James recommends they give the crystal to Hilliard himself. The CEO of Lunology plays stupid, but they set up a meeting with Hilliard. At the meeting, James reveals himself as the immortal, future version of Hilliard. Hilliard says the crystal was a test; James comes to the realization that they failed the test and kills Hilliard, his alternative self, to prevent further time travel. In a possible alternate timeline, people discover the documentary footage. Meanwhile, the anachronistic man from the Polaroid walks into the meeting room, with both timelines intertwining behind him, and picks up the crystal. He also picks up the camera and stares into it, with his eyes glowing green momentarily behind his sunglasses.


  • Matthew Avant as Matt, researcher and filmmaker
  • Hal Maynor IV as Sonny, researcher and filmmaker
  • Nathan Avant as Nate, camera operator
  • Sarah Avant as Sarah, camera operator
  • Arte Richard as Arte, owner of a boatyard
  • Dave Potter as David James and J. Ari Hilliard
  • Jed Himel as the Director
  • Ray Blum as Dr. Orin Raymond
  • Rob Rue as George Larson, host of the radio call-in show


Shooting took place in Lafayette, Louisiana.[1]


Lunopolis premiered at the Boston Science Fiction Film Festival on February 12, 2010.[2] It was released on DVD in October 2011.[3]


The film received a rating of 4.5/5 from SBS One film critic Simon Foster who said of the film "The finale... is both 'sci-fi cool' and emotionally impactful."[4] Harry H. Long of the Lebanon Daily News wrote, "Even if it gets a mite tangled up in its own mythmaking, Lunopolis is a lot of fun. Just go along for the ride and don't worry if you fully understand all that's going on."[5] Paul Pritchard of DVD Verdict called it "a fine example of ambitious low-budget filmmaking" and said the found footage gimmick "works better than most films of its ilk".[6] Tyler Foster of DVD Talk rated it 4.5/5 stars and wrote, "Lunopolis [is] an effective, electrifying little movie that's refreshingly interested in engaging the imagination rather than just the eyes and ears."[7]

Avant won Best Director at Sydney's Fantastic Planet Film Festival.[1]

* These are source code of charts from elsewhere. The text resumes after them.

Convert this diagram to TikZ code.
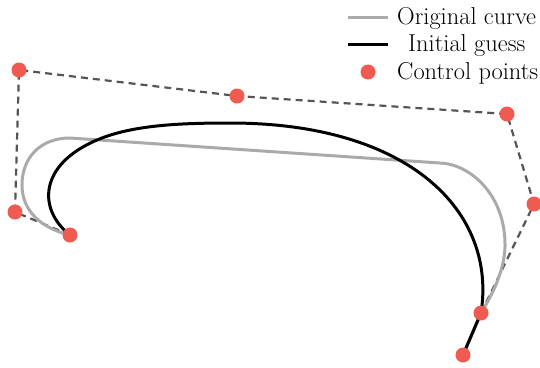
\documentclass[tikz,border=0pt]{standalone}
\usepackage{tikz}
\usetikzlibrary{positioning}
\definecolor{ptred}{HTML}{EF5B50}
\definecolor{origgray}{HTML}{AAAAAA}
\definecolor{polygray}{HTML}{555555}

\begin{document}
\begin{tikzpicture}[x=1bp,y=-1bp,
  ctrl/.style={circle, fill=ptred, inner sep=0pt, minimum size=15bp},
  polyline/.style={draw=polygray, line width=2.2bp, dash pattern=on 7bp off 5bp},
  origline/.style={draw=origgray, line width=3bp},
  guessline/.style={draw=black, line width=3bp},
  legtext/.style={font=\fontsize{24.5}{28}\selectfont, inner sep=0pt, anchor=base west}]

\useasboundingbox (0,0) rectangle (540,367);

% Control points
\coordinate (p0) at (70,235);
\coordinate (p1) at (15,212);
\coordinate (p2) at (19,70);
\coordinate (p3) at (237,96);
\coordinate (p4) at (507,114);
\coordinate (p5) at (534,204);
\coordinate (p6) at (481,313);
\coordinate (p7) at (463,355);

% Control polygon
\draw[polyline] (p0) -- (p1) -- (p2) -- (p3) -- (p4) -- (p5) -- (p6) -- (p7);

% Original curve
\draw[origline] (p0) .. controls (40,228) and (22,210) .. (22,185)
  .. controls (22,158) and (40,138) .. (70,138) -- (440,163)
  .. controls (470,164) and (506,195) .. (505,247)
  .. controls (504,270) and (494,292) .. (p6) -- (p7);

% Initial guess
\draw[guessline] (p0) .. controls (38,210) and (38,165) .. (97,140)
  .. controls (132,125) and (180,123) .. (230,123)
  .. controls (410,123) and (497,212) .. (p6) -- (p7);

% Points on top
\foreach \p in {p0,p1,p2,p3,p4,p5,p6,p7}
  \node[ctrl] at (\p) {};

% Legend
\coordinate (leg1) at (348,17);
\coordinate (leg2) at (348,44);
\coordinate (leg3) at (368,72);
\draw[origline] (leg1) -- ++(40,0);
\draw[guessline] (leg2) -- ++(40,0);
\node[ctrl] (legdot) at (leg3) {};
\node[legtext] (lab1) at (397,24) {Original curve};
\node[legtext] (lab2) at (408,51) {Initial guess};
\node[legtext] (lab3) at (397,79) {Control points};

\end{tikzpicture}
\end{document}
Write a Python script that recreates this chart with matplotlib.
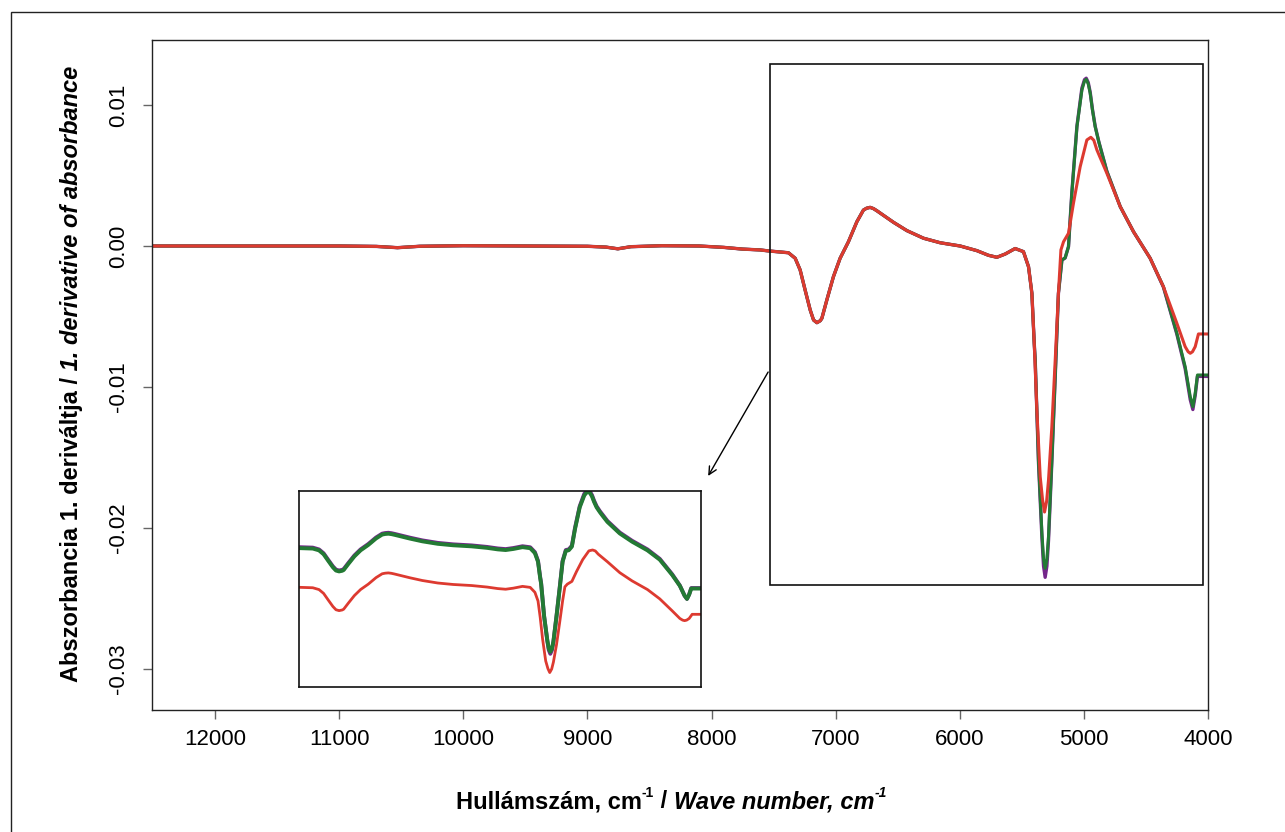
import matplotlib
matplotlib.use("Agg")
import matplotlib.pyplot as plt
from matplotlib.patches import Rectangle

plt.rcParams['font.family'] = ['Liberation Sans', 'DejaVu Sans']

# ---- data (1st derivative spectra) ----
wn_red = [12500, 11800, 11000, 10700, 10530, 10350, 10000, 9500, 9000, 8850,
          8755, 8650, 8400, 8100, 7900, 7750, 7608, 7541, 7380, 7326,
          7286, 7246, 7205, 7178, 7151, 7124, 7111, 7071, 7018, 6964,
          6897, 6829, 6776, 6750, 6722, 6695, 6668, 6534, 6426, 6292,
          6158, 5997, 5862, 5769, 5701, 5634, 5554, 5487, 5446, 5419,
          5400, 5379, 5352, 5333, 5317, 5300, 5285, 5258, 5231, 5205,
          5185, 5164, 5124, 5084, 5030, 4976, 4944, 4920, 4895, 4815,
          4707, 4600, 4466, 4359, 4251, 4184, 4160, 4143, 4125, 4103,
          4077, 4000]
d1_red = [0.0, 0.0, 0.0, -0.00003, -0.00012, -0.00002, 0.00002, 0.0, -0.00002, -0.00008,
          -0.0002, -0.00005, 0.00002, 0.0, -0.0001, -0.00022, -0.00028, -0.00035, -0.00048, -0.00087,
          -0.0017, -0.00312, -0.00454, -0.00525, -0.00544, -0.0053, -0.00513, -0.00383, -0.00218, -0.00087,
          0.0003, 0.00172, 0.00255, 0.00268, 0.00274, 0.00265, 0.0025, 0.00168, 0.00109, 0.00055,
          0.00023, 0.0, -0.00033, -0.00066, -0.0008, -0.00057, -0.00018, -0.0004, -0.00147, -0.00335,
          -0.0069, -0.01163, -0.01636, -0.0180, -0.01887, -0.0181, -0.0166, -0.01282, -0.00809, -0.00335,
          -0.00028, 0.0003, 0.0009, 0.00303, 0.00562, 0.00752, 0.00771, 0.0075, 0.00681, 0.00516,
          0.00279, 0.00101, -0.00087, -0.00289, -0.00548, -0.00714, -0.0075, -0.00761, -0.0075, -0.00714,
          -0.00624, -0.00624]

wn_gp = [12500, 11800, 11000, 10700, 10530, 10350, 10000, 9500, 9000, 8850,
         8755, 8650, 8400, 8100, 7900, 7750, 7608, 7541, 7380, 7326,
         7286, 7246, 7205, 7178, 7151, 7124, 7111, 7071, 7018, 6964,
         6897, 6829, 6776, 6750, 6722, 6695, 6668, 6534, 6426, 6292,
         6158, 5997, 5862, 5769, 5701, 5634, 5554, 5487, 5446, 5419,
         5400, 5392, 5366, 5338, 5325, 5312, 5298, 5285, 5258, 5231,
         5205, 5177, 5151, 5124, 5097, 5056, 5016, 4995, 4981, 4965,
         4949, 4931, 4909, 4880, 4855, 4815, 4707, 4600, 4466, 4359,
         4251, 4184, 4143, 4122, 4103, 4085, 4000]
d1_green = [0.0, 0.0, 0.0, -0.00003, -0.00012, -0.00002, 0.00002, 0.0, -0.00002, -0.00008,
            -0.0002, -0.00005, 0.00002, 0.0, -0.0001, -0.00022, -0.00028, -0.00035, -0.00048, -0.00087,
            -0.0017, -0.00312, -0.00454, -0.00525, -0.00544, -0.0053, -0.00513, -0.00383, -0.00218, -0.00087,
            0.0003, 0.00172, 0.00255, 0.00268, 0.00274, 0.00265, 0.0025, 0.00168, 0.00109, 0.00055,
            0.00023, 0.0, -0.00033, -0.00066, -0.0008, -0.00057, -0.00018, -0.0004, -0.00147, -0.00335,
            -0.0069, -0.00808, -0.01518, -0.02038, -0.0222, -0.02286, -0.0222, -0.02062, -0.01518, -0.00927,
            -0.00335, -0.00099, -0.00084, -0.00005, 0.00374, 0.00846, 0.01106, 0.0117, 0.01182, 0.0115,
            0.01083, 0.00965, 0.00846, 0.0074, 0.00657, 0.0053, 0.00279, 0.00101, -0.00087, -0.00289,
            -0.00619, -0.00856, -0.01069, -0.0114, -0.01045, -0.00915, -0.00915]
d1_purple = [0.0, 0.0, 0.0, -0.00003, -0.00012, -0.00002, 0.00002, 0.0, -0.00002, -0.00008,
             -0.0002, -0.00005, 0.00002, 0.0, -0.0001, -0.00022, -0.00028, -0.00035, -0.00048, -0.00087,
             -0.0017, -0.00312, -0.00454, -0.00525, -0.00544, -0.0053, -0.00513, -0.00383, -0.00218, -0.00087,
             0.0003, 0.00172, 0.00255, 0.00268, 0.00274, 0.00265, 0.0025, 0.00168, 0.00109, 0.00055,
             0.00023, 0.0, -0.00033, -0.00066, -0.0008, -0.00057, -0.00018, -0.0004, -0.00147, -0.00335,
             -0.0069, -0.00815, -0.0153, -0.0207, -0.0227, -0.0235, -0.0227, -0.0209, -0.0153, -0.0093,
             -0.00335, -0.001, -0.00085, -0.00005, 0.0038, 0.0085, 0.0112, 0.0118, 0.0119, 0.0116,
             0.0109, 0.0097, 0.0085, 0.0074, 0.0066, 0.0053, 0.00279, 0.00101, -0.00087, -0.00292,
             -0.00625, -0.0087, -0.0109, -0.0116, -0.0106, -0.00925, -0.00925]

# vertical offsets used in the small offset view
inset_offsets = {"purple": 0.0002, "green": 0.0, "red": -0.0085}

xticks = [12000, 11000, 10000, 9000, 8000, 7000, 6000, 5000, 4000]
yticks = [-0.03, -0.02, -0.01, 0.0, 0.01]
ytick_labels = ["-0.03", "-0.02", "-0.01", "0.00", "0.01"]

RED = "#dd3a30"
GREEN = "#237a34"
PURPLE = "#74278a"

fig = plt.figure(figsize=(12.85, 8.32), dpi=100)
ax = fig.add_axes([152/1285, 1-710/832, (1208-152)/1285, (710-40)/832])

ax.plot(wn_gp, d1_purple, color=PURPLE, lw=2.4, solid_joinstyle="round")
ax.plot(wn_gp, d1_green, color=GREEN, lw=2.2, solid_joinstyle="round")
ax.plot(wn_red, d1_red, color=RED, lw=2.2, solid_joinstyle="round")

ax.set_xlim(12508, 4000)
ax.set_ylim(-0.03291, 0.01461)
ax.set_xticks(xticks)
ax.set_xticklabels([str(t) for t in xticks], fontsize=16)
ax.set_yticks(yticks)
ax.set_yticklabels(ytick_labels, fontsize=16, rotation=90, va="center")
ax.tick_params(direction="out", length=6.8, width=1, color="#666666")
ax.tick_params(axis="x", pad=7)
ax.tick_params(axis="y", pad=10)
for sp in ax.spines.values():
    sp.set_linewidth(1.0)
    sp.set_color("#222222")

# zoom region box and arrow
ax.add_patch(Rectangle((7530, -0.02404), 4040 - 7530, 0.01291 + 0.02404,
                       fill=False, ec="#111111", lw=1.2, zorder=5))
ax.annotate("", xy=(8027, -0.01631), xytext=(7544, -0.00894),
            arrowprops=dict(arrowstyle="->", color="black", lw=1.0,
                            mutation_scale=14, shrinkA=0, shrinkB=0))

# offset view of the 7500-4000 region
ins = fig.add_axes([299/1285, 1-687/832, 402/1285, 196/832])
ins.plot(wn_gp, [v + inset_offsets["purple"] for v in d1_purple], color=PURPLE, lw=2.8)
ins.plot(wn_gp, [v + inset_offsets["green"] for v in d1_green], color=GREEN, lw=2.8)
ins.plot(wn_red, [v + inset_offsets["red"] for v in d1_red], color=RED, lw=2.0)
ins.set_xlim(7500, 4000)
ins.set_ylim(-0.0305, 0.0120)
ins.set_xticks([])
ins.set_yticks([])
for sp in ins.spines.values():
    sp.set_linewidth(1.2)
    sp.set_color("#111111")

# outer frame (cropped at right/bottom in the reference)
fig.patches.append(Rectangle((10.5/1285, -0.2), 1.5, 1.2 - 12.3/832, transform=fig.transFigure,
                             fill=False, ec="#222222", lw=1.0))

# x label: bold + bold italic, with superscripts
fs = 17
t1 = fig.text(456/1285, 1-808/832, "Hullámszám, cm", fontsize=fs, weight="bold", ha="left", va="baseline")
t2 = ax.annotate("-1", xy=(1, 0.55), xycoords=t1, fontsize=10, weight="bold", ha="left", va="bottom")
t3 = ax.annotate(" / ", xy=(1, 0), xycoords=(t2, t1), fontsize=fs, weight="bold", ha="left", va="bottom")
t4 = ax.annotate("Wave number, cm", xy=(1, 0), xycoords=t3, fontsize=fs, weight="bold",
                 style="italic", ha="left", va="bottom")
t5 = ax.annotate("-1", xy=(1, 0.55), xycoords=t4, fontsize=10, weight="bold", style="italic",
                 ha="left", va="bottom")

# y label
y1 = fig.text(72/1285, 1-682/832, "Abszorbancia 1. deriváltja /", fontsize=fs, weight="bold",
              rotation=90, ha="center", va="bottom")
y2 = ax.annotate(" 1. derivative of absorbance", xy=(0.5, 1), xycoords=y1, fontsize=fs,
                 weight="bold", style="italic", rotation=90, ha="center", va="bottom")

fig.savefig("out.png", dpi=100)
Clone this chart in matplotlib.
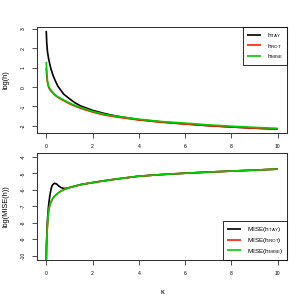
import matplotlib
matplotlib.use("Agg")
import matplotlib.pyplot as plt

plt.rcParams['font.family'] = ['Liberation Sans', 'DejaVu Sans']
plt.rcParams['mathtext.fontset'] = 'custom'
plt.rcParams['mathtext.rm'] = 'Liberation Sans'

# ---- top panel: log(h) vs kappa ----
k_top = [0, 0.02, 0.05, 0.1, 0.15, 0.2, 0.3, 0.4, 0.5, 0.75, 1.0, 1.25, 1.5, 2, 2.5, 3, 4, 5, 6, 7, 8, 9, 10]
h_tay = [2.9, 2.3, 1.85, 1.47, 1.2, 0.95, 0.58, 0.3, 0.05, -0.36, -0.6, -0.82, -0.98, -1.2, -1.36, -1.49,
         -1.68, -1.8, -1.9, -1.99, -2.06, -2.12, -2.17]
h_rot = [1.0, 0.6, 0.25, 0.0, -0.12, -0.2, -0.33, -0.44, -0.53, -0.7, -0.86, -0.99, -1.1, -1.29, -1.44, -1.54,
         -1.7, -1.82, -1.91, -1.99, -2.06, -2.12, -2.17]
h_mise = [1.3, 0.8, 0.35, 0.05, -0.07, -0.15, -0.3, -0.41, -0.5, -0.66, -0.82, -0.95, -1.05, -1.25, -1.4, -1.5,
          -1.66, -1.78, -1.86, -1.95, -2.02, -2.08, -2.13]

# ---- bottom panel: log(MISE(h)) vs kappa ----
k_bot = [0, 0.01, 0.03, 0.05, 0.1, 0.15, 0.2, 0.25, 0.3, 0.36, 0.45, 0.55, 0.65, 0.76, 0.9, 1.0, 1.2,
         1.5, 2, 2.5, 3, 4, 5, 6, 7, 8, 9, 10]
mise_tay = [-10.3, -9.3, -8.5, -7.9, -6.95, -6.4, -6.0, -5.75, -5.66, -5.6, -5.65, -5.78, -5.87, -5.92, -5.9,
            -5.86, -5.79, -5.68, -5.56, -5.45, -5.35, -5.17, -5.07, -4.99, -4.92, -4.86, -4.8, -4.74]
mise_rot = [-10.3, -9.5, -8.8, -8.2, -7.3, -6.95, -6.75, -6.6, -6.5, -6.38, -6.27, -6.16, -6.07, -5.99, -5.92,
            -5.87, -5.79, -5.68, -5.56, -5.45, -5.35, -5.17, -5.07, -4.99, -4.92, -4.86, -4.8, -4.74]
mise_mise = [-10.3, -9.5, -8.8, -8.2, -7.3, -6.95, -6.75, -6.6, -6.5, -6.38, -6.27, -6.16, -6.07, -5.99, -5.92,
             -5.87, -5.79, -5.68, -5.56, -5.45, -5.35, -5.17, -5.07, -4.99, -4.92, -4.86, -4.8, -4.74]

x_ticks = [0, 2, 4, 6, 8, 10]
top_yticks = [-2, -1, 0, 1, 2, 3]
bot_yticks = [-10, -9, -8, -7, -6, -5, -4]

top_labels = [r'$\mathregular{h_{TAY}}$', r'$\mathregular{h_{ROT}}$', r'$\mathregular{h_{MISE}}$']
bot_labels = [r'MISE($\mathregular{h_{TAY}}$)', r'MISE($\mathregular{h_{ROT}}$)', r'MISE($\mathregular{h_{MISE}}$)']

colors = ['black', '#FF1A00', '#00CC00']

W = 306.0
fig = plt.figure(figsize=(3.06, 3.06), dpi=100)
ax1 = fig.add_axes([37 / W, (W - 133) / W, 250 / W, 106 / W])
ax2 = fig.add_axes([37 / W, (W - 259.5) / W, 250 / W, 106.5 / W])

lw = 1.2
for y, c, lab in zip([h_tay, h_rot, h_mise], colors, top_labels):
    ax1.plot(k_top, y, color=c, lw=lw, label=lab, solid_capstyle='butt')
for y, c, lab in zip([mise_tay, mise_rot, mise_mise], colors, bot_labels):
    ax2.plot(k_bot, y, color=c, lw=lw, label=lab, solid_capstyle='butt')

ax1.set_xlim(-0.4, 10.4)
ax1.set_ylim(-2.37, 3.1)
ax2.set_xlim(-0.4, 10.4)
ax2.set_ylim(-10.24, -3.76)

for ax, yt in [(ax1, top_yticks), (ax2, bot_yticks)]:
    ax.set_xticks(x_ticks)
    ax.set_xticklabels([str(v) for v in x_ticks])
    ax.set_yticks(yt)
    ax.set_yticklabels([str(v) for v in yt], rotation=90, va='center')
    ax.tick_params(direction='out', length=3.6, width=0.6, labelsize=3.6, pad=4.5, color='#333333')
    for s in ax.spines.values():
        s.set_linewidth(0.75)
        s.set_color('#333333')

ax1.set_ylabel('log(h)', fontsize=5.3)
ax2.set_ylabel('log(MISE(h))', fontsize=5.3)
for ax in (ax1, ax2):
    ax.yaxis.set_label_coords(-31 / 250, 0.5)
    ax.yaxis.label.set_va('center')
fig.text(162 / W, 1 - 293 / W, 'κ', fontsize=5.3, ha='center', va='center')

for ax in (ax1, ax2):
    leg = ax.legend(loc='upper right' if ax is ax1 else 'lower right', fontsize=4.6, frameon=True,
                    fancybox=False, borderaxespad=0, handlelength=2.2, handletextpad=0.9,
                    labelspacing=0.3, borderpad=0.6)
    leg.get_frame().set_edgecolor('black')
    leg.get_frame().set_linewidth(0.75)

fig.savefig('out.png', dpi=100)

  1. ^ a b Pierce, Walter (2010-11-09). "Award-winning local sci-fi flick returns to Lafayette". The Independent. Retrieved 2015-09-14. 
  2. ^ Pierce, Walter (2010-02-25). "Local sci-fi flick gets raves in Bean Town". The Independent. Retrieved 2015-09-14. 
  3. ^ Lond, Harley W. (2011-10-11). "New on DVD & Blu-ray, Week of October 11: 'Green Lantern,' 'The Tree of Life' and 'Horrible Bosses'". Moviefone. Retrieved 2015-09-14. 
  4. ^ Foster, Simon (1 November 2010). "The truth is in here.". SBS One. Retrieved 23 December 2011. 
  5. ^ Long, Harry H. (2011-10-17). "'Lunopolis' a worthy mockumentary". Lebanon Daily News. Retrieved 2015-09-14. 
  6. ^ Pritchard, Paul (2011-09-30). "Lunopolis". DVD Verdict. Retrieved 2015-09-14. 
  7. ^ Foster, Tyler (2011-10-14). "Lunopolis". DVD Talk. Retrieved 2015-09-14.